Sejenak aku terdiam, mengingat bencana demi bencana yang seperti tak pernah berhenti mendera negeri ini. Musibah yang menimpa siapa saja; tsunami di Aceh, gempa dahsyat di Lombok, gempa dan tsunami di Palu – Donggala yang ketika airmata belum kering, terjadi pula tsunami di Selat Sunda. Ada cerita yang hampir sama. Di saat yang lain belum bergerak, atau baru bersiap, saudara-saudara kita dari FPI sudah berada di lokasi; sigap mencari mayat yang berserak di antara bau anyir, reruntuhan bangunan dan kadang setelah beberapa hari harus berjibaku dengan mayat yang mulai membusuk saat ditemukan. Mereka, saudara-saudara kita dari FPI, juga sigap menolong yang selamat, menyalurkan bantuan kepada siapa pun tanpa memandang agama, karena begitulah yang mereka pelajari dari agama ini, yakni dienul Islam yang haq.

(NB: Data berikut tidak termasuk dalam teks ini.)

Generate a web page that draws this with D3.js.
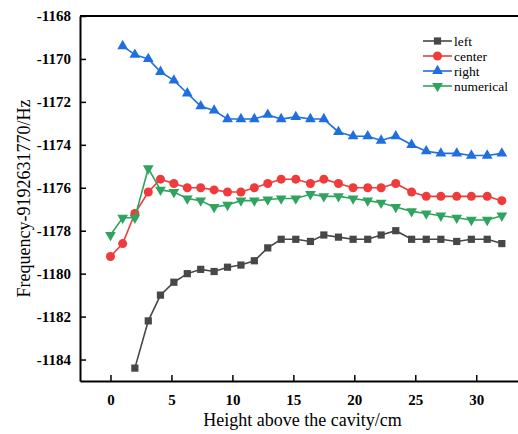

Aku teringat beberapa catatan menggetarkan hati tentang kiprah FPI saat musibah tsunami di Palu. Aku teringat cerita kawan di Aceh, yang ia lahir dan besar di Aceh, tentang kesaksiannya saat bencana terjadi. Ketika itu HRS (Habib Rizieq Syihab) turun langsung mengevakuasi mayat, mengurusnya dengan benar dan terhormat, menyelamatkan yang masih ada harapan hidup. Mereka terjun langsung dengan perlengkapan apa adanya.
Di beberapa titik bahkan mereka menolong saudaranya yang ditimpa bencana, saat yang lain belum belum siap turun, bahkan dengan memakai sarung dan kaos seragam FPI.
Semoga Allah Ta’ala tinggikan derajat mereka, baguskan niat dan amal mereka serta jaga mereka. Selebihnya, mari kita belajar menjaga hati kita. Jujurlah pada nurani. Jangan karena kepentingan sesaat, engkau biarkan mulutmu mencaci maki mereka. Jangan, sungguh jangan. Siapa tau mayatmu mereka yang menemukan saat terjadi bencana.
Kepada Allah Ta’ala kita memohon keselamatan dan perlindungan dari dicabutnya nikmat secara tiba-tiba. Kita berdo’a kepada-Nya:
اللَّهُمَّ إِنِّى أَعُوذُ بِكَ مِنْ زَوَالِ نِعْمَتِكَ وَتَحَوُّلِ عَافِيَتِكَ وَفُجَاءَةِ نِقْمَتِكَ وَجَمِيعِ سَخَطِكَ
“Ya Allah, sesungguhnya aku berlindung kepada-Mu dari hilangnya nikmat yang telah Engkau berikan, dari berubahnya kesehatan yang telah Engkau anugerahkan, dari siksa-Mu yang datang secara tiba-tiba, dan dari segala murka-Mu.” *(Do’a dari hadis shahih riwayat Muslim).*
Kalaulah kita ditimpa musibah, meski tak mengingini, maka tak ada yang lebih berharga daripada musibah yang menambah iman kita, mengurangi dosa kita dan meningkatkan kecintaan kita kepada Allah ‘Azza wa Jalla serta ridha Allah Ta’ala kepada kita. Bukan dicabutnya nikmat secara tiba-tiba.